Сталинский режим ответил на войну по крайней мере тремя различными способами. Во-первых, он пошел на определенные идеологические и политические компромиссы в рамках общей традиции давно установившихся циклических моделей. Во-вторых, эти уступки сочетались с репрессиями и адаптацией к войне на уничтожение на Восточном фронте. Наконец, он мобилизовался в соответствии с новыми требованиями самой тотальной на то время войны, и масштаб и интенсивность этой мобилизации вывели на новый уровень те функции, которые он уже демонстрировал ранее. То, чего сталинский режим не делал во время Второй мировой войны, – он не раскрывал своей истинной природы, не искал выхода для своих давних устремлений, не пытался достичь кульминации глубоко укоренившихся идеологических тенденций, которым требовалась искра войны, чтобы выйти наружу. Здесь контраст с нацизмом наиболее явный. Радикальная или революционная энергия в большевизме и сталинизме оказалась направлена главным образом внутрь, на глубокое революционное переустройство общества, в то время как расистские и военно-революционные мечты национал-социализма с самого начала были неразрывно связаны с войной и изначально направлены вовне, к мировому господству, расовой колонизации и Lebensraum [Дэвид-Фокс 2014].
Исследование Эмилии Кустовой о спецпоселенцах из Литвы и Западной Украины обращает наше внимание на этническое измерение советских репрессий. Глава основана на серии интервью, проведенных в Иркутске, устная история в ней призвана восстановить голоса и воссоздать живой опыт бывших спецпоселенцев. Большинство опрошенных родились в 1930-х годах и были депортированы в спецпоселения после Второй мировой войны, когда они были детьми или подростками. Многие из них впервые говорили о своей ссылке, и им не хватало больших коллективных нарративов, в которые можно было бы встроить свои истории. В большинстве своем эти спецпоселенцы не были частью крестьянского ГУЛАГа эпохи коллективизации, описанного Виолой. Они были другой национальности, и к тому же чужаками в этом регионе, но чувствовали, что окружающие местные жители не-ГУЛАГа «жили лишь немногим лучше, чем поселенцы». Эти ссыльные имели возможность интегрироваться в советское общество и преодолеть свою изоляцию.

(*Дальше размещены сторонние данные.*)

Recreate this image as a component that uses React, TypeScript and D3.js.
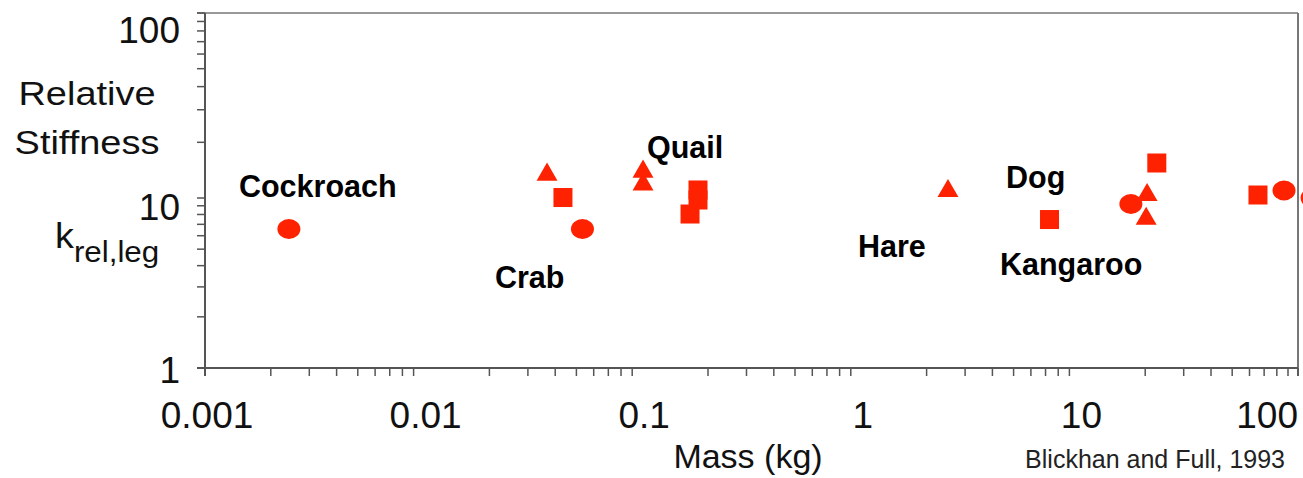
import React from "react";
import * as d3 from "d3";

// ---- data ----
const xTickValues = [0.001, 0.01, 0.1, 1, 10, 100];
const xTickLabels = ["0.001", "0.01", "0.1", "1", "10", "100"];
const yTickValues = [1, 10, 100];
const yTickLabels = ["1", "10", "100"];

const circleMass = [0.00242, 0.0533, 17.2, 86.3, 116];
const circleStiff = [6.57, 6.57, 9.22, 10.98, 10.0];
const squareMass = [0.0434, 0.18, 0.18, 0.1655, 7.3, 22.6, 65.6];
const squareStiff = [10.06, 11.05, 9.73, 8.05, 7.47, 15.46, 10.38];
const triangleMass = [0.0367, 0.1009, 0.1009, 2.505, 20.4, 20.2];
const triangleStiff = [13.37, 13.87, 11.85, 10.91, 10.38, 7.55];

const animalNames = ["Cockroach", "Crab", "Quail", "Hare", "Dog", "Kangaroo"];
const animalLabelMass = [0.00143, 0.0212, 0.1052, 0.971, 4.62, 4.33];
const animalLabelStiff = [10.12, 2.955, 16.45, 4.5, 11.33, 3.52];

const xTitle = "Mass (kg)";
const yTitleLines = ["Relative", "Stiffness"];
const citation = "Blickhan and Full, 1993";

const W = 1303;
const H = 478;
const FONT = "'Liberation Sans', Arial, sans-serif";
const RED = "#ff2200";
const AXIS = "#555";

export default function App() {
  const x = d3.scaleLog().domain([0.001, 100]).range([205, 1298]);
  const y = d3.scaleLog().domain([1, 10, 100]).range([368, 198, 13]);
  const [x0, x1] = x.range();
  const y0 = y(1);
  const yTop = y(100);

  const xMinor = x.ticks().filter(
    (v) => ![0.01, 0.1, 1, 10].some((p) => Math.abs(v - p) / p < 1e-6)
  );
  const yMinor = d3.scaleLog().domain([1, 100]).ticks();

  const tri = d3.symbol(d3.symbolTriangle, 190)();
  const sq = 19;

  const yLabelBase = d3.scaleLinear().domain([13, 368]).range([43, 383]);

  return (
    <svg
      width={W}
      height={H}
      style={{ position: "absolute", left: 0, top: 0, background: "#fff" }}
      fontFamily={FONT}
    >
      <rect x={0} y={0} width={W} height={H} fill="#fff" />
      {/* frame */}
      <line x1={x0 - 8} x2={x1} y1={yTop} y2={yTop} stroke="#999" strokeWidth={2} />
      <line x1={x1} x2={x1} y1={yTop} y2={y0 + 8} stroke="#777" strokeWidth={2} />
      <line x1={x0} x2={x0} y1={yTop} y2={y0 + 8} stroke={AXIS} strokeWidth={2} />
      <line x1={x0 - 8} x2={x1} y1={y0} y2={y0} stroke={AXIS} strokeWidth={2} />
      {/* x minor ticks */}
      {xMinor.map((v, i) => (
        <line key={"xt" + i} x1={x(v)} x2={x(v)} y1={y0} y2={y0 + 8} stroke={AXIS} strokeWidth={1.5} />
      ))}
      {/* y ticks */}
      {yMinor.map((v, i) => (
        <line key={"yt" + i} x1={x0 - 8} x2={x0} y1={y(v)} y2={y(v)} stroke={AXIS} strokeWidth={1.5} />
      ))}
      {/* x tick labels */}
      {xTickValues.map((v, i) => {
        const last = i === xTickValues.length - 1;
        return (
          <text
            key={"xl" + i}
            x={last ? x(v) : x(v) + 2}
            y={428}
            fontSize={37}
            textAnchor={last ? "end" : "middle"}
            fill="#111"
          >
            {xTickLabels[i]}
          </text>
        );
      })}
      {/* y tick labels */}
      {yTickValues.map((v, i) => (
        <text key={"yl" + i} x={180} y={yLabelBase(y(v))} fontSize={37} textAnchor="end" fill="#111">
          {yTickLabels[i]}
        </text>
      ))}
      {/* y title */}
      {yTitleLines.map((s, i) => (
        <g key={"yti" + i} transform={`translate(87,${105 + i * 49}) scale(1.15,1)`}>
          <text x={0} y={0} fontSize={33} textAnchor="middle" fill="#111">
            {s}
          </text>
        </g>
      ))}
      <g transform="translate(55,248) scale(1.08,1)">
        <text x={0} y={0} fontSize={35} fill="#111">
          k
          <tspan dy={14} fontSize={29}>
            rel,leg
          </tspan>
        </text>
      </g>
      {/* x title */}
      <text x={748} y={468} fontSize={34} textAnchor="middle" fill="#111">
        {xTitle}
      </text>
      <text x={1285} y={468} fontSize={25} textAnchor="end" fill="#222">
        {citation}
      </text>
      {/* animal labels */}
      {animalNames.map((n, i) => (
        <text
          key={"an" + i}
          x={x(animalLabelMass[i])}
          y={y(animalLabelStiff[i])}
          fontSize={30.5}
          fontWeight="bold"
          fill="#000"
        >
          {n}
        </text>
      ))}
      {/* markers */}
      {circleMass.map((m, i) => (
        <ellipse key={"c" + i} cx={x(m)} cy={y(circleStiff[i])} rx={11.5} ry={10} fill={RED} />
      ))}
      {squareMass.map((m, i) => (
        <rect
          key={"s" + i}
          x={x(m) - sq / 2}
          y={y(squareStiff[i]) - sq / 2}
          width={sq}
          height={sq}
          fill={RED}
        />
      ))}
      {triangleMass.map((m, i) => (
        <path
          key={"t" + i}
          d={tri || ""}
          transform={`translate(${x(m)},${y(triangleStiff[i])})`}
          fill={RED}
        />
      ))}
    </svg>
  );
}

Превращение послевоенных спецпоселений в средство советизации фактически и составляет малоизученную центральную тему главы. В первую очередь здесь идет речь о «механизмах и границах интеграции жертв послевоенной депортации в советское общество». В главе рассматриваются условия особых поселений, особенности труда ссыльных, их национальное самосознание и, не в последнюю очередь, их долгие, тяжелые попытки улучшить условия своего существования; все это открывает целую область в истории советской повседневной жизни. Читая работу Кустовой, мы увидим и подвижность границы между спецпоселенцами и советскими гражданами, то есть между ссыльными и местными жителями, между ГУЛАГом и не-ГУЛАГом, и в то же время доказательства того, что изоляционная и дискриминационная логика репрессий сохранялась даже в конце 1980-х годов, через много лет после ликвидации спецпоселений. Таким образом, одна из отличительных черт работы Кустовой состоит в том, что она предлагает нам заглянуть далеко за пределы ГУЛАГа в узком смысле слова.